_What is expected_
Return the lines that follow, exactly as they appear, from the first through the one containing "plt.rcParams['font.family'] = ['Liberation"; no pictures are to be included.
- - - - -
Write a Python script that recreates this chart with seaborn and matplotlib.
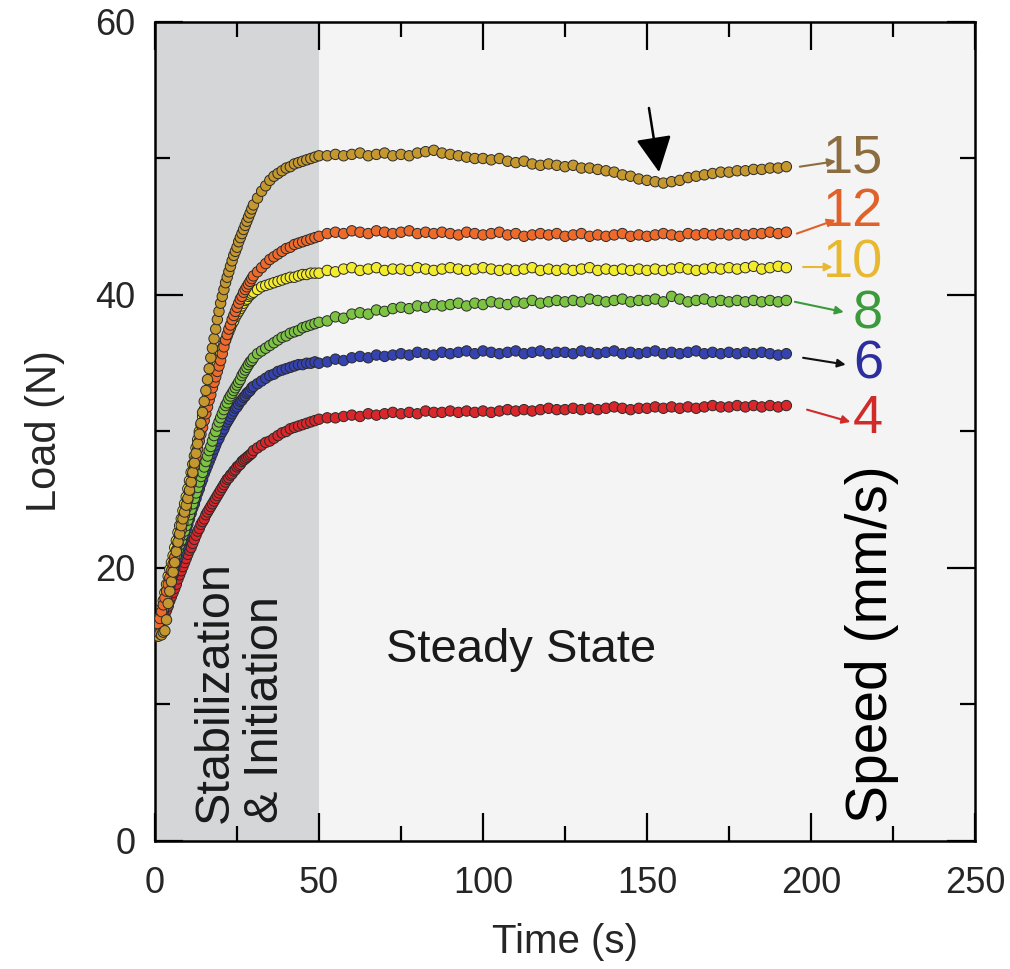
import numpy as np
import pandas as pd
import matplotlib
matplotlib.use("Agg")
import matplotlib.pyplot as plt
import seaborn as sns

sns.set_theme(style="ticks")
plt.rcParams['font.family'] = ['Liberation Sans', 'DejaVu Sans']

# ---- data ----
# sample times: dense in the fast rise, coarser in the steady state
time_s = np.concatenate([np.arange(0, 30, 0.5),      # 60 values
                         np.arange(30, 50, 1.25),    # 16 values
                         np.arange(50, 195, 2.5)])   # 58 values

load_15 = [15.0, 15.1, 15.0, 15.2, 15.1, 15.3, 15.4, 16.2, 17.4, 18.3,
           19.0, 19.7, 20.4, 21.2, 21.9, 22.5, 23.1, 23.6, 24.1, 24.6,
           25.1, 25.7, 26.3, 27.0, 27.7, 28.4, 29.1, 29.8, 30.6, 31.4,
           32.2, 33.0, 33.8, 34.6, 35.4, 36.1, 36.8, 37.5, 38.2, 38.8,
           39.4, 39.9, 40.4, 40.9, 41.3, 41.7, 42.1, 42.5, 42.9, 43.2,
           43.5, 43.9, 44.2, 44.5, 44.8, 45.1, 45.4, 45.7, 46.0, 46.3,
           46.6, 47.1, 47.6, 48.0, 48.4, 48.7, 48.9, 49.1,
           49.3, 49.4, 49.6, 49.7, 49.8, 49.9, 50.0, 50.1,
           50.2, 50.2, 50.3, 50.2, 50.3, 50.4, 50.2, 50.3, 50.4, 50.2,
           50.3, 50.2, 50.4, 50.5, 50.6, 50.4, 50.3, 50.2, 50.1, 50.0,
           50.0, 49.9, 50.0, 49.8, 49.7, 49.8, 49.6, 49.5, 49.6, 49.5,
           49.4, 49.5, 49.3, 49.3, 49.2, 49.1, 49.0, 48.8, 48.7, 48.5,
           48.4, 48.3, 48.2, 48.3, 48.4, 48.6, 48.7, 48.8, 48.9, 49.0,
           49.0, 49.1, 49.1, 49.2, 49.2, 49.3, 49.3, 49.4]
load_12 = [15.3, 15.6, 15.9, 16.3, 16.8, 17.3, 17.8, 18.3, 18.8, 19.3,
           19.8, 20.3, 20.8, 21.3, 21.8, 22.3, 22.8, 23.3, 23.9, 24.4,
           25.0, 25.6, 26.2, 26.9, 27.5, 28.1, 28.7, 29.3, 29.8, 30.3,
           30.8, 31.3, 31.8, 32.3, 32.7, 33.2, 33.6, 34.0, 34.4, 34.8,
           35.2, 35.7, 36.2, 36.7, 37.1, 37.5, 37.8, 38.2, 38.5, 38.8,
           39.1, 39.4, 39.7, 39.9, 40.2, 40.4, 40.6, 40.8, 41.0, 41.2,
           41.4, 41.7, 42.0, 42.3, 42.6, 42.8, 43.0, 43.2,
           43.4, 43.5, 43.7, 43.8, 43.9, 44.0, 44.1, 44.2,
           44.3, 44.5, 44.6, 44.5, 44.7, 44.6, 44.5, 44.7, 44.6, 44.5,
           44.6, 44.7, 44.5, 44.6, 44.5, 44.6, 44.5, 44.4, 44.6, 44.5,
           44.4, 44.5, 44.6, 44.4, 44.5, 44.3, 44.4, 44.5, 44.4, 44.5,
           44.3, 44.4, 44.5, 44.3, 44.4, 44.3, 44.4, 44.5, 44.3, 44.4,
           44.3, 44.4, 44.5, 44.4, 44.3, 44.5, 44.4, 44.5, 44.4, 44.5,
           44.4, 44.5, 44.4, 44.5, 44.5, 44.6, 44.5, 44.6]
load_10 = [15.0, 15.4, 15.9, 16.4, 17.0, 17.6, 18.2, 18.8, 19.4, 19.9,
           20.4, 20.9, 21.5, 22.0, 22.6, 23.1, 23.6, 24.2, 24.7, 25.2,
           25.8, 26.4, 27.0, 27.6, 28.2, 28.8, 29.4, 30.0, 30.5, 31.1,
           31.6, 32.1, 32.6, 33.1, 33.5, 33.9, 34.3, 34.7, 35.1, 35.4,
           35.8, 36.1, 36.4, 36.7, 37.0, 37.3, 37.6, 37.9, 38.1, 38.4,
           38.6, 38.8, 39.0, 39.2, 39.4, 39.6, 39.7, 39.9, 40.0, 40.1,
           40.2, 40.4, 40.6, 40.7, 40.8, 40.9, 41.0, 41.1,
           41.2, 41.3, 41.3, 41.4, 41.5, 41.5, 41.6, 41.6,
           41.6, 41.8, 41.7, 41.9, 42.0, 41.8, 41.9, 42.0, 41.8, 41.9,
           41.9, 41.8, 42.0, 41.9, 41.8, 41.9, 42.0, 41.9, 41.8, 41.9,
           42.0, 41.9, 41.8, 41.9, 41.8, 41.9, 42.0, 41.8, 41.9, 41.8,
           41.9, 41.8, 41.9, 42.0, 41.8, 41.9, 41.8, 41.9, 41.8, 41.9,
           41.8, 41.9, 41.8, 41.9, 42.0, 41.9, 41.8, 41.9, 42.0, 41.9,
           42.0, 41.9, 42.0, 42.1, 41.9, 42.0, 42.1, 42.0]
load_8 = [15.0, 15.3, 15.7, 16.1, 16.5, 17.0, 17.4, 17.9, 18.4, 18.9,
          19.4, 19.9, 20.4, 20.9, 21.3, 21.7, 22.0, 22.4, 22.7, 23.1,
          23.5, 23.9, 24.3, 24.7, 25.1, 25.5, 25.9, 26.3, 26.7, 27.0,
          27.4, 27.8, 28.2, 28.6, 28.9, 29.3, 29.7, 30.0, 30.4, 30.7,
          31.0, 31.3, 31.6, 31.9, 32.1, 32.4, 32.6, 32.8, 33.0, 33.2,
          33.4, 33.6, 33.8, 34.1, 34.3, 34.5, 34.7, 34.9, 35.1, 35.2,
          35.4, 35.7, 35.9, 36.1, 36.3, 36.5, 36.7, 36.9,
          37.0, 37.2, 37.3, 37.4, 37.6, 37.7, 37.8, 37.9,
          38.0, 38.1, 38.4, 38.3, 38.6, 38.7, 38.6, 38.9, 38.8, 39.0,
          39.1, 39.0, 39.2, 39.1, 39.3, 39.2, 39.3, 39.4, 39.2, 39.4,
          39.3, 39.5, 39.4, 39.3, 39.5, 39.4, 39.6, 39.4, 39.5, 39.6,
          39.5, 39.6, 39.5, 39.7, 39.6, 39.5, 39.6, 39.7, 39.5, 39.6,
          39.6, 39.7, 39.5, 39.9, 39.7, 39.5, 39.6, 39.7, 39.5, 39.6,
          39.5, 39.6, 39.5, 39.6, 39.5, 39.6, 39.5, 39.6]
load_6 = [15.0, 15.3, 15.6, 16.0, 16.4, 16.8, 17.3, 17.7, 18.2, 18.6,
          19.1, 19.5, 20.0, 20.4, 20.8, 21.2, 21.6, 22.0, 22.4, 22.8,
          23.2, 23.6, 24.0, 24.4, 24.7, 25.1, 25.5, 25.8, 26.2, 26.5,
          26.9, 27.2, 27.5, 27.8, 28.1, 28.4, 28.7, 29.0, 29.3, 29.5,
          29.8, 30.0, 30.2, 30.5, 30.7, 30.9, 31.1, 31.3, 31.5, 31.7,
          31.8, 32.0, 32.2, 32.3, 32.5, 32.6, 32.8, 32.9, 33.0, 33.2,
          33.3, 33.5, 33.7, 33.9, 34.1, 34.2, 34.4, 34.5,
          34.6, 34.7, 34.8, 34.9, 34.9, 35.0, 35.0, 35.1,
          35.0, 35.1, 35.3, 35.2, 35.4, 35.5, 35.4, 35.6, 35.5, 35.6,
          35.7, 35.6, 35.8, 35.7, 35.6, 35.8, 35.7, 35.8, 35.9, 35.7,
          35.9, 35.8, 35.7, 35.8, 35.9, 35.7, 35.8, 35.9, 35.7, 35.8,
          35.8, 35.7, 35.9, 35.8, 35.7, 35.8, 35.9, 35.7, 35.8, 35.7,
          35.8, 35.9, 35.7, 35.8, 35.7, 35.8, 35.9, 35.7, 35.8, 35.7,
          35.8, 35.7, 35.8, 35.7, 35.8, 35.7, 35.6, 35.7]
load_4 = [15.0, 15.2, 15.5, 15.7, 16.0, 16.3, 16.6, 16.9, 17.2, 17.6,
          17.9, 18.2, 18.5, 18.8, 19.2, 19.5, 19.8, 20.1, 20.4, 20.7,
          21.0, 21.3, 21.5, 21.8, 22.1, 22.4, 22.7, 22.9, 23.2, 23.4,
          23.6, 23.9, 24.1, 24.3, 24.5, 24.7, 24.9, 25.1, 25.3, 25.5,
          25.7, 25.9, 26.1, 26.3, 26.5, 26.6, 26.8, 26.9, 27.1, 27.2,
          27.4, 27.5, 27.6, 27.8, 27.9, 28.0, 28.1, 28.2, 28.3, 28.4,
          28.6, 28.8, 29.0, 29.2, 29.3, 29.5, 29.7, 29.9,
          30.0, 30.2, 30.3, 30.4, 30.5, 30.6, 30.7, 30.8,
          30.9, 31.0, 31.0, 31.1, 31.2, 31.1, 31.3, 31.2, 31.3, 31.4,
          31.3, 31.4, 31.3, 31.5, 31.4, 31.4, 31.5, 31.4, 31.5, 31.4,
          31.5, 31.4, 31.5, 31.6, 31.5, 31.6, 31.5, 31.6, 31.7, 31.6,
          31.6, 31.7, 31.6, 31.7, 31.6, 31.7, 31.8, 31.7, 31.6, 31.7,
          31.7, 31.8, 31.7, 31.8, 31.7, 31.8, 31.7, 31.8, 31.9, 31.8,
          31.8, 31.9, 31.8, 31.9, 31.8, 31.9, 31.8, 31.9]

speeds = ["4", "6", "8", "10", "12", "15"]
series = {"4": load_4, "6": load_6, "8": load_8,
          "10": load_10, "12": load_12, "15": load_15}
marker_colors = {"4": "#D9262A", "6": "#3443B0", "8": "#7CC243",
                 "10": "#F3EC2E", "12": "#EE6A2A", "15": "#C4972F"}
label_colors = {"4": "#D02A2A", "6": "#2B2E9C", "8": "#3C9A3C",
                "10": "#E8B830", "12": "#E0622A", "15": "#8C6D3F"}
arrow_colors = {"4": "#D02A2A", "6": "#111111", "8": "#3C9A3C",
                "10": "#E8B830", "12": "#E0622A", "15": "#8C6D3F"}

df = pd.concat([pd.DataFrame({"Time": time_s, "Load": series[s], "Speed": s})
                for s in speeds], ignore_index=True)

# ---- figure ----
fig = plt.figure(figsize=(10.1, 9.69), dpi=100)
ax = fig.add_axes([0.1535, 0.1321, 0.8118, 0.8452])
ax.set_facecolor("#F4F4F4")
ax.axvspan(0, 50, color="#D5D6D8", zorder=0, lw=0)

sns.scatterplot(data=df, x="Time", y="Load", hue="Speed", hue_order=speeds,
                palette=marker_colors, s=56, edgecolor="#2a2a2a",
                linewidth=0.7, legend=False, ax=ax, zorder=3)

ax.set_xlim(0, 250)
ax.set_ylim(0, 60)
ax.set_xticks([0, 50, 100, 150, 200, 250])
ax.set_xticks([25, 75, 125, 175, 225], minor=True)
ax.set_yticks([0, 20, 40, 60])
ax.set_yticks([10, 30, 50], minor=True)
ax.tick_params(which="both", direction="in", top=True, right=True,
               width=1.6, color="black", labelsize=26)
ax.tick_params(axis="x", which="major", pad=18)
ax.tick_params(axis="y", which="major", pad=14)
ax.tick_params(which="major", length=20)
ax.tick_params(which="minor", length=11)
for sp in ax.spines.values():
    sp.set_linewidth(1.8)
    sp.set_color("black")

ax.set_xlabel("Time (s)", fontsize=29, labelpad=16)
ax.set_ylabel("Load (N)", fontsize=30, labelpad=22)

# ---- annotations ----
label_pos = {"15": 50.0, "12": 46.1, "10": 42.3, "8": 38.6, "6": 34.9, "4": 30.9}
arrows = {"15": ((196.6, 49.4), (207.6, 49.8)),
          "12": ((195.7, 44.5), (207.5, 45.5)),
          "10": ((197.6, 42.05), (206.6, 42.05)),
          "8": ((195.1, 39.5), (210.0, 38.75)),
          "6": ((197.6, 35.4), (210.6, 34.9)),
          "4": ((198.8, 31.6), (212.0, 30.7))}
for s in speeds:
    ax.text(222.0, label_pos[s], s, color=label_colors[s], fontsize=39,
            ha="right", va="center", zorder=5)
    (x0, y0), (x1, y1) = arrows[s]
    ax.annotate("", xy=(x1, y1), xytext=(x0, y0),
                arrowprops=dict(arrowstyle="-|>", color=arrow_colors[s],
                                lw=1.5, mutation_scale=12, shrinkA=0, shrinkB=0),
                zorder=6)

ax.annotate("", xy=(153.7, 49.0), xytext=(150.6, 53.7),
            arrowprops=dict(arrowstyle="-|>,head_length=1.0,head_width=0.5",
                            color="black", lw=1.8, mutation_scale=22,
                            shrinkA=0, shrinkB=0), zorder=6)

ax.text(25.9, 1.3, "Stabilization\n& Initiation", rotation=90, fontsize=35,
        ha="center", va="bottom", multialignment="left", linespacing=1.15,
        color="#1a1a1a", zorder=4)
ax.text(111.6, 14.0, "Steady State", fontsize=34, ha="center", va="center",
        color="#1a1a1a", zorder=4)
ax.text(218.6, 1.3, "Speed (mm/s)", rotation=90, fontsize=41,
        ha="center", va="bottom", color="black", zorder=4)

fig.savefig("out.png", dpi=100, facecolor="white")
- - - - -
_Result of the exercise_
Write a Python script that recreates this chart with seaborn and matplotlib.
import numpy as np
import pandas as pd
import matplotlib
matplotlib.use("Agg")
import matplotlib.pyplot as plt
import seaborn as sns

sns.set_theme(style="ticks")
plt.rcParams['font.family'] = ['Liberation Sans', 'DejaVu Sans']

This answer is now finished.